One of the documents was communication sent by federal immigration authorities on the same date Conley requested correspondence between the agency and former Sheriff Jimmy “J.J.” Jones. Separately, other correspondence was sent days after Conley’s original request and “yet were not included in KCSO’s 189-page disclosure of records for that time period.”

Sheriff’s Office Chief Counsel Mike Ruble repeatedly testified in court that he searched Jones’ emails and found only one document related to Conley’s request because Jones “rarely used email. … I never got any from him that I recall,” the lawsuit states, quoting from the court transcript.

Knox County Sheriff's Office Chief Counsel Mike Ruble repeatedly testified the sheriff's office turned over all records related to University of Tennessee professor Meghan Conley's public records request, an assertion later proven to be untrue.
Knox County Sheriff's Office Chief Counsel Mike Ruble repeatedly testified the sheriff's office turned over all records related to University of Tennessee professor Meghan Conley's public records request, an assertion later proven to be untrue.

The court previously ruled Conley was eligible only for attorney’s fees she paid to get the records that were “willfully denied,” or two of the 12 she sought. The county appealed and a state appellate court passed the case back to Chancellor John Weaver. The case is set to be back in Weaver's court Oct. 26.
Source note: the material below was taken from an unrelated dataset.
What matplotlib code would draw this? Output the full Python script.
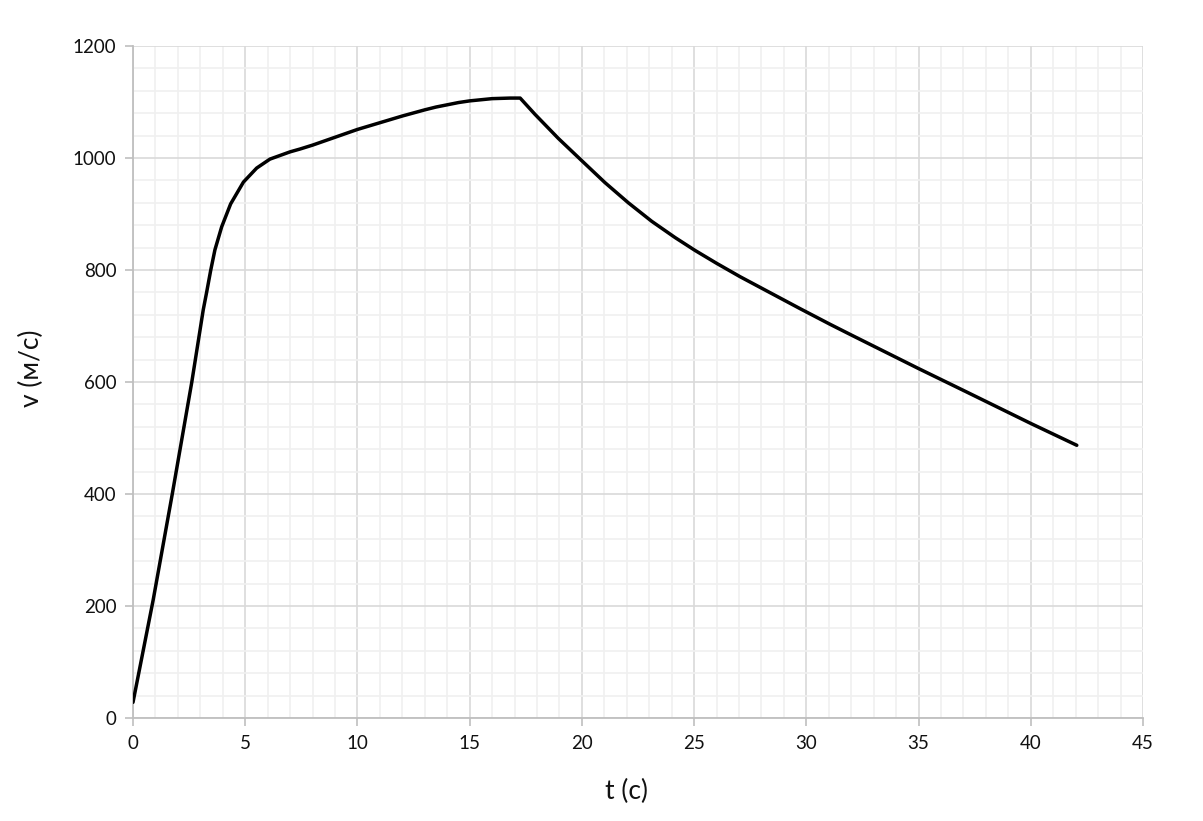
import matplotlib
matplotlib.use('Agg')
import matplotlib.pyplot as plt
from matplotlib.ticker import MultipleLocator

# velocity of the rocket
t_values = [0, 0.9, 1.75, 2.62, 3.13, 3.28, 3.46, 3.65, 3.95, 4.35, 4.92, 5.51,
            6.1, 7.0, 7.44, 8, 9, 10, 11, 12, 13, 13.5, 14, 14.5, 15, 15.5,
            16, 16.8, 17.25,
            17.91, 18.95, 20.0, 21.03, 22.07, 23.11, 24.15, 25.04, 26.0, 27.05,
            29.72, 31.06, 32.0, 35.0, 37.1, 40.0, 42.05]
v_values = [28, 211, 400, 600, 729, 760, 799, 836, 877, 918, 957, 982,
            998, 1011, 1016, 1023, 1037, 1051, 1063, 1075, 1086, 1091, 1095, 1099, 1102, 1104,
            1106, 1107, 1107,
            1078, 1035, 995, 956, 920, 887, 858, 835, 812, 788,
            731, 703, 684, 624, 583, 526, 487]

x_label = 't (c)'
y_label = 'v (м/с)'
fonts = ['Lato', 'DejaVu Sans']

plt.rcParams['font.family'] = fonts

fig = plt.figure(figsize=(12.03, 8.21), dpi=100)
ax = fig.add_axes([133 / 1203, 103 / 821, 1010 / 1203, 672 / 821])

ax.plot(t_values, v_values, color='black', linewidth=2.5, zorder=3,
        solid_joinstyle='round', solid_capstyle='round')

ax.set_xlim(0, 45)
ax.set_ylim(0, 1200)
ax.xaxis.set_major_locator(MultipleLocator(5))
ax.xaxis.set_minor_locator(MultipleLocator(1))
ax.yaxis.set_major_locator(MultipleLocator(200))
ax.yaxis.set_minor_locator(MultipleLocator(40))

ax.grid(which='minor', color='#f0f0f0', linewidth=1.2, zorder=0)
ax.grid(which='major', color='#d9d9d9', linewidth=1.2, zorder=1)
ax.set_axisbelow(True)

for side in ['top', 'right']:
    ax.spines[side].set_visible(False)
for side in ['left', 'bottom']:
    ax.spines[side].set_color('#bfbfbf')
    ax.spines[side].set_linewidth(1.3)

ax.tick_params(which='major', length=6, color='#bfbfbf', width=1.2,
               labelsize=13.5, labelcolor='#111111', pad=6)
ax.tick_params(which='minor', length=0)

ax.set_xlabel(x_label, fontsize=19, color='#111111')
ax.set_ylabel(y_label, fontsize=19, color='#111111')
ax.xaxis.set_label_coords(0.489, -0.09)
ax.yaxis.set_label_coords(-0.088, 0.52)

fig.savefig('out.png', dpi=100)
The Oct. 18 filing, made by attorney Andrew Fels, asks Weaver to revisit that decision with the new information.

“This court originally rested its partial fee award on the fact that the ‘record does not sustain that the KCSO failed to produce any public record.’ … In reaching this conclusion, the Court relied on assurances from the sheriff’s witness and the Knox County Law Director’s Office that KCSO had already provided Professor Conley with all responsive records to key requests.

“It is unknown how many other responsive records are in the 728-page disclosure or will be revealed by the FOIA case,” Fels wrote.

Sheriff's office willfully withheld public records

Weaver found that the department active evaded sharing public records for months by creating arbitrary delays, exorbitant fees and simply stonewalling Conley’s requests, all while telling her no records could be found.

A new filing in a lawsuit against the Knox County Sheriff's Office and Sheriff Tom Spangler allege the sheriff's office withheld immigration records it previously said didn't exist.
A new filing in a lawsuit against the Knox County Sheriff's Office and Sheriff Tom Spangler allege the sheriff's office withheld immigration records it previously said didn't exist.

He ruled in Conley’s favor in April 2020, saying the sheriff's office cannot charge for the inspection of public records. He ordered the sheriff’s office to create a system that allows Tennessee residents to access redacted arrest records on a current basis.

Weaver wrote the lawsuit didn’t revolve around the actual records requests that had been denied, but rather “involved the navigation of a saga of requests and denials.” He went on to say the litigation was consistently adversarial.

“If there is no reasonable way for the public to access the public records, the public cannot use them to oversee governmental activities," he wrote.

Knox News investigation shows program unlawfully implemented

The 287(g) program was not lawfully implemented in 2017. A joint 2021 report published by Knox News and Compass Knox revealed the sheriff's office didn't secure the Knox County Commission's approval as required by state law.

The report detailed the experience of a man named Omar who was arrested and sent through immigration proceedings in 2018 after he crashed a car and did not have a driver's license. He had no criminal background and did not cause the wreck. His experience is not an outlier.

Omar, who is facing deportation through the Knox County Sheriff's Office's 287(g) program, poses for a portrait at a residence in Knoxville, Tenn. on Tuesday, Feb. 23, 2021. Knox News is withholding his full name to help protect his identity.
Omar, who is facing deportation through the Knox County Sheriff's Office's 287(g) program, poses for a portrait at a residence in Knoxville, Tenn. on Tuesday, Feb. 23, 2021. Knox News is withholding his full name to help protect his identity.

Research compiled by Conley shows about 85% of the 441 people held at the jail in immigration enforcement actions from September 2017 to May 2020 did not face felony charges and some 81% of arrestees detained for ICE were held on nonviolent charges.

The most common charges for those immigrants were drunken driving (34%), driver's license infractions (20.8%) and public intoxication (10.6%).

Another lawsuit stuck in federal court

In December 2021, Knox News reported Knox County resident Maira Oviedo-Granados filed a lawsuit against the county after she said she dialed 911 while her partner was threatening her and her three children in late 2020.

When police arrived, however, her English-speaking partner, an American citizen, was not arrested. Instead, she was charged with simple assault, a charge later increased to domestic assault, which requires a 12-hour hold in jail.

Oviedo-Granados asserts she was denied access to an attorney while in jail, was processed through the 287(g) system and ultimately separated from her three children for nearly two months. She is suing the county for $2.5 million.

That lawsuit is making its way through the federal court system.

CLARIFICATION: A previous version of this story incorrectly stated the number of documents the Knox County Sheriff's Office did not turn over to Meghan Conley in response to one of the open records requests she made to the agency. After receiving hundreds of documents from Immigration and Customs Enforcement through a federal Freedom of Information Act request, Conley has discovered communication between ICE and the sheriff's office that had not been turned over by the sheriff's office in a similar open records request Conley made to the local agency. She is in the process of cross-referencing documents to see how many were not turned over by the sheriff's office.